2003 Book by Walter Isard

History of Regional Science and the Regional Science Association International: The Beginnings and Early History is a book by American economist and regional scientist Walter Isard. It was published in 2003 by Springer. Isard emphasizes that the formal establishment of a society associated with the field doesn't capture the true beginning, which is influenced by a specific context, events, and interactions among individuals. The author aims to unravel the where, when, and why of regional science's development, highlighting its dependence on particular circumstances. The author touches on the potential for analytical advancements in the field and the opportunity for regional scientists to contribute to global and regional development problem-solving.

==Reviews==
In his review, Trevor J. Barnes, acknowledged the historical significance of Walter Isard's book. Barnes appreciated the inclusion of materials from the Regional Science archives and noted the author's dedication and ambition in building the Regional Science Association (RSA). Still, Barnes critiqued the book for lacking interpretation and providing minimal reflection, describing it as more of a scrapbook with an underlying triumphalism. Despite recognizing Isard's pivotal role in the RSA's establishment, Barnes noted the absence of an explanation for its success or acknowledgment of its subsequent decline.

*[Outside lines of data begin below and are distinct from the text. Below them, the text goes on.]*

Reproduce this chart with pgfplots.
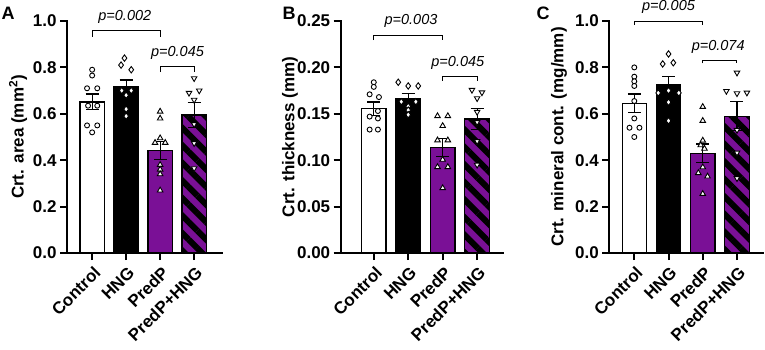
\documentclass[border=0pt]{standalone}
\usepackage{fontspec}
\setmainfont{Liberation Sans}
\usepackage{pgfplots}
\pgfplotsset{compat=1.18}
\usetikzlibrary{patterns.meta}
\definecolor{pp}{RGB}{122,16,150}

\tikzset{
  pval/.style={font=\fontsize{14.5}{14.5}\selectfont\itshape},
  brk/.style={line width=1pt, black},
}
\pgfplotsset{
  gp/.style={
    scale only axis,
    axis x line*=bottom, axis y line*=left,
    axis line style={line width=2pt, line cap=rect},
    ymin=0,
    xtick={0,1,2,3}, xticklabels={Control,HNG,PredP,PredP+HNG},
    tick align=outside, major tick length=7pt,
    major tick style={line width=2pt, black},
    tick label style={font=\fontsize{17}{17}\selectfont\bfseries},
    /pgf/number format/assume math mode=true,
    xticklabel style={xshift=6pt, yshift=-9pt, rotate=45, anchor=east, inner sep=1pt},
    clip=false,
    ylabel style={font=\fontsize{17}{17}\selectfont\bfseries, anchor=center},
  },
  gbar/.style={ybar, bar width=0.71, bar shift=0pt, draw=black, line width=1.2pt,
    error bars/y dir=both, error bars/y explicit,
    error bars/error mark=|,
    error bars/error bar style={line width=1.2pt, draw=black},
    error bars/error mark options={line width=1.2pt, draw=black, mark size=6.5pt}},
  ptC/.style={only marks, mark=*, mark size=2.5pt, mark options={fill=white, draw=black, line width=0.9pt}},
  ptH/.style={only marks, mark=diamond*, mark size=3.2pt, mark options={fill=white, draw=black, line width=0.9pt}},
  ptP/.style={only marks, mark=triangle*, mark size=3.2pt, mark options={fill=white, draw=black, line width=0.9pt}},
  ptQ/.style={only marks, mark=triangle*, mark size=3.2pt, mark options={fill=white, draw=black, line width=0.9pt, rotate=180}},
  stripes/.style={preaction={fill=pp}, pattern={Lines[angle=-45,distance=12.4pt,line width=6pt]}, pattern color=black},
}

\begin{document}
\begin{tikzpicture}
\path[use as bounding box] (0,0) rectangle (765pt,349pt);

\node[font=\fontsize{18}{18}\selectfont\bfseries] at (8pt,336pt) {A};
\node[font=\fontsize{18}{18}\selectfont\bfseries] at (289pt,336pt) {B};
\node[font=\fontsize{18}{18}\selectfont\bfseries] at (543pt,336pt) {C};

% ---------------- Panel A ----------------
\begin{axis}[gp, at={(67pt,96pt)}, anchor=south west, width=155pt, height=232pt,
  xmin=-0.74, xmax=3.82, ymax=1.0, ytick={0,0.2,0.4,0.6,0.8,1.0},
  yticklabel style={/pgf/number format/.cd, fixed, fixed zerofill, precision=1},
  ylabel={Crt. area (mm\textsuperscript{2})},
  ylabel style={at={(axis description cs:-0.316,0.5)}}]
\addplot[gbar, fill=white] table[x=x, y=y, y error=e, row sep=\\] {x y e\\ 0 0.651 0.034\\};
\addplot[gbar, fill=black] table[x=x, y=y, y error=e, row sep=\\] {x y e\\ 1 0.716 0.030\\};
\addplot[gbar, fill=pp] table[x=x, y=y, y error=e, row sep=\\] {x y e\\ 2 0.441 0.039\\};
\addplot[gbar, stripes] table[x=x, y=y, y error=e, row sep=\\] {x y e\\ 3 0.595 0.054\\};
\addplot[ptC] coordinates {(0,0.79) (0,0.765) (-0.15,0.71) (0.15,0.71) (-0.12,0.635) (0.15,0.635) (-0.15,0.55) (0.15,0.55) (0,0.52)};
\addplot[ptH] coordinates {(0.95,0.84) (0.85,0.81) (1.15,0.79) (0.87,0.70) (1.15,0.70) (1,0.68) (1,0.62) (1,0.59)};
\addplot[ptP] coordinates {(2,0.61) (2,0.58) (2,0.495) (1.85,0.475) (2.15,0.475) (2,0.38) (2,0.36) (2,0.34) (2,0.27)};
\addplot[ptQ] coordinates {(3,0.753) (2.85,0.69) (3.15,0.70) (3,0.66) (3,0.555) (3,0.473) (3,0.365)};
\draw[brk] (axis cs:0,0.932) -- (axis cs:0,0.957) -- (axis cs:2,0.957) -- (axis cs:2,0.932);
\node[pval] at (axis cs:0.96,1.017) {p=0.002};
\draw[brk] (axis cs:2,0.78) -- (axis cs:2,0.804) -- (axis cs:3,0.804) -- (axis cs:3,0.78);
\node[pval] at (axis cs:2.51,0.862) {p=0.045};
\end{axis}

% ---------------- Panel B ----------------
\begin{axis}[gp, at={(340.7pt,96pt)}, anchor=south west, width=162.6pt, height=232pt,
  xmin=-0.96, xmax=3.76, ymax=0.25, ytick={0,0.05,0.10,0.15,0.20,0.25},
  yticklabel style={/pgf/number format/.cd, fixed, fixed zerofill, precision=2},
  ylabel={Crt. thickness (mm)},
  ylabel style={at={(axis description cs:-0.312,0.5)}}]
\addplot[gbar, fill=white] table[x=x, y=y, y error=e, row sep=\\] {x y e\\ 0 0.1555 0.0072\\};
\addplot[gbar, fill=black] table[x=x, y=y, y error=e, row sep=\\] {x y e\\ 1 0.1665 0.0052\\};
\addplot[gbar, fill=pp] table[x=x, y=y, y error=e, row sep=\\] {x y e\\ 2 0.1135 0.0097\\};
\addplot[gbar, stripes] table[x=x, y=y, y error=e, row sep=\\] {x y e\\ 3 0.1445 0.0112\\};
\addplot[ptC] coordinates {(0,0.184) (0,0.179) (-0.12,0.171) (0.15,0.168) (0.12,0.153) (-0.12,0.147) (0.12,0.145) (-0.12,0.133) (0.12,0.133)};
\addplot[ptH] coordinates {(0.71,0.184) (1,0.180) (1.29,0.180) (0.8,0.163) (1.22,0.163) (1,0.158) (1,0.154) (1,0.149)};
\addplot[ptP] coordinates {(1.85,0.1476) (2.15,0.1476) (2,0.137) (1.85,0.1215) (2.15,0.1215) (2,0.1006) (1.85,0.0927) (2.15,0.0927) (2,0.070)};
\addplot[ptQ] coordinates {(2.85,0.1757) (3.14,0.173) (3,0.1667) (3,0.152) (3,0.141) (3,0.1205) (3,0.095)};
\draw[brk] (axis cs:0,0.2295) -- (axis cs:0,0.234) -- (axis cs:2,0.234) -- (axis cs:2,0.2295);
\node[pval] at (axis cs:1.08,0.25) {p=0.003};
\draw[brk] (axis cs:2,0.1855) -- (axis cs:2,0.19) -- (axis cs:3,0.19) -- (axis cs:3,0.1855);
\node[pval] at (axis cs:2.44,0.205) {p=0.045};
\end{axis}

% ---------------- Panel C ----------------
\begin{axis}[gp, at={(609.3pt,96pt)}, anchor=south west, width=153.7pt, height=232pt,
  xmin=-0.73, xmax=3.76, ymax=1.0, ytick={0,0.2,0.4,0.6,0.8,1.0},
  yticklabel style={/pgf/number format/.cd, fixed, fixed zerofill, precision=1},
  ylabel={Crt. mineral cont. (mg/mm)},
  ylabel style={at={(axis description cs:-0.327,0.5)}}]
\addplot[gbar, fill=white] table[x=x, y=y, y error=e, row sep=\\] {x y e\\ 0 0.646 0.039\\};
\addplot[gbar, fill=black] table[x=x, y=y, y error=e, row sep=\\] {x y e\\ 1 0.726 0.034\\};
\addplot[gbar, fill=pp] table[x=x, y=y, y error=e, row sep=\\] {x y e\\ 2 0.430 0.040\\};
\addplot[gbar, stripes] table[x=x, y=y, y error=e, row sep=\\] {x y e\\ 3 0.590 0.063\\};
\addplot[ptC] coordinates {(0,0.80) (0,0.76) (0,0.74) (0,0.72) (0,0.655) (0,0.58) (-0.14,0.54) (0.15,0.54) (0,0.50)};
\addplot[ptH] coordinates {(1,0.858) (0.83,0.815) (1.14,0.82) (0.7,0.69) (1,0.70) (1.3,0.69) (1,0.65) (1,0.57)};
\addplot[ptP] coordinates {(2,0.63) (2,0.57) (2,0.485) (1.94,0.465) (2.05,0.45) (2,0.37) (1.87,0.345) (2.14,0.33) (2,0.255)};
\addplot[ptQ] coordinates {(3,0.777) (2.69,0.698) (3,0.688) (3.29,0.691) (3,0.53) (3,0.432) (3,0.322)};
\draw[brk] (axis cs:0,0.983) -- (axis cs:0,0.997) -- (axis cs:2,0.997) -- (axis cs:2,0.983);
\node[pval] at (axis cs:1.0,1.059) {p=0.005};
\draw[brk] (axis cs:2,0.817) -- (axis cs:2,0.828) -- (axis cs:3,0.828) -- (axis cs:3,0.817);
\node[pval] at (axis cs:2.45,0.889) {p=0.074};
\end{axis}
\end{tikzpicture}
\end{document}
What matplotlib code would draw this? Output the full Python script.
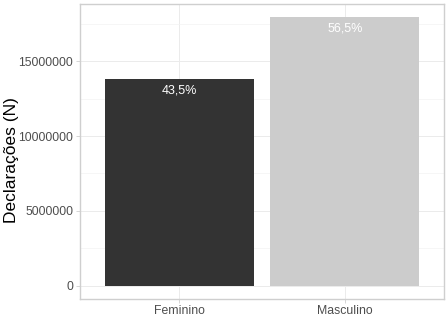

Ron Johnston acknowledged Isard's significant role in developing interdisciplinary work focused on spaces and regions, particularly in the aftermath of World War II. Isard faced challenges in uniting scholars from various disciplines, including resistance from economists and limited interest from sociologists and political scientists. Despite the book's organizational shortcomings, Johnston recognized it as a fascinating document that highlights Isard's tireless efforts in establishing the Regional Science Association and Research Institute, making a lasting impact on spatial analysis and geographical research.